Tariffs imposed on the Chinese wine market, rising transport costs and the resulting over-inventory have created a difficult couple of years for the Riverland wine industry.
Reduced tourism and cellar door sales brought on by flooding compounded those issues at the beginning of the year.
To mark a hopeful turning point, Riverland Wine has launched the Riverland Wine Exhibition as a tribute to the resilience and successes of winemakers despite the odds having been stacked against them.
On display at the National Wine Gallery, the exhibition presents large vibrant photographs and the associated stories of people from all areas and levels of the industry.
Riverland Wine Executive Officer Lyndall Rowe said the exhibition is part of their Riverland Uprising program, which was begun in 2022 to promote and provide opportunities for small winemakers to develop and expand into export markets.

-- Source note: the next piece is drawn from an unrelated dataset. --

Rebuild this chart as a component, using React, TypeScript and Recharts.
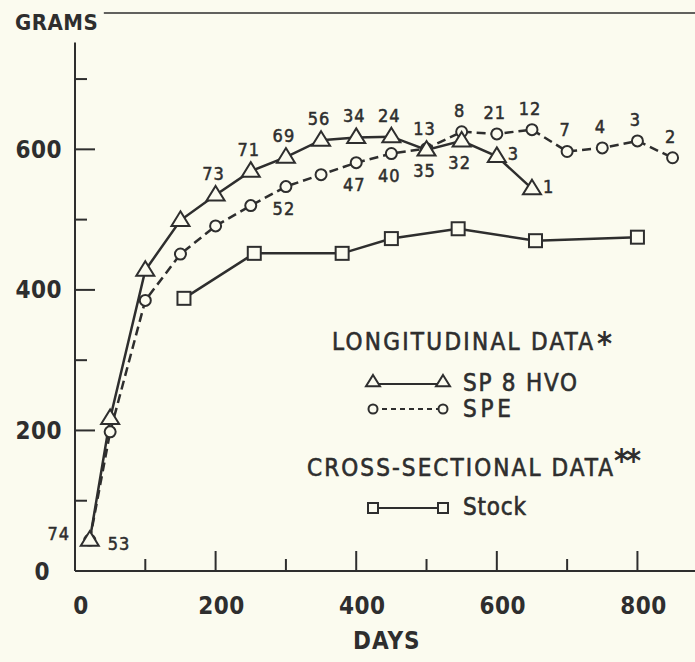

Rowe said the photographs taken by Matt Wilson for that pilot program really stuck with people so they brought Wilson back at the beginning of the year to capture more photographs and extend the series for display.
“The exhibition is really focusing on the people of the Riverland who are involved with the wine industry,” Rowe says.
Photographs of multigenerational wine families, industry innovators and wine-adjacent personalities in unique settings make up the bulk of the exhibition.
“We have families who have worked the land for decades, the Waikerie Football Club President, who manages a vineyard, to tourism providers who are doing everything they can to share their love for this unique region, all sharing their stories,” Rowe said.
“The photographs are taken in a light-hearted way, but deliver the important message that we’re here, we’re moving forward, resilient and having a crack.”
Inventory overstocking is an ongoing concern among Riverland winemakers as changing tastes, reduced exports and the Chinese tariffs effect the industry.
Tanks are still full of Shiraz and Cabernet Sauvignon from previous vintages, leaving no room for upcoming vintages and forcing winemakers to leave grapes to wither on the vine.
“The wine is getting older and the market demand is for young wine. After a year or two it’s considered to be too old for market,” Rowe said.
Photographs of tanks of red wine being emptied onto the ground show the reality of what this means for the region’s winemakers.
Other photographs show SARDI researchers experimenting with stalling crops at their Riverland vineyards in order to save on fertilizer and irrigation during over-stocked seasons.
Riverland Wines and Primary Industries and Regional Development have partnered to develop a 10-year blueprint to support the longevity of the regions wine industry.
The free exhibition runs until Thursday, 1 June, and a special collection of wines from the Riverland will be on display throughout the month and available for tasting and purchase at the National Wine Centre.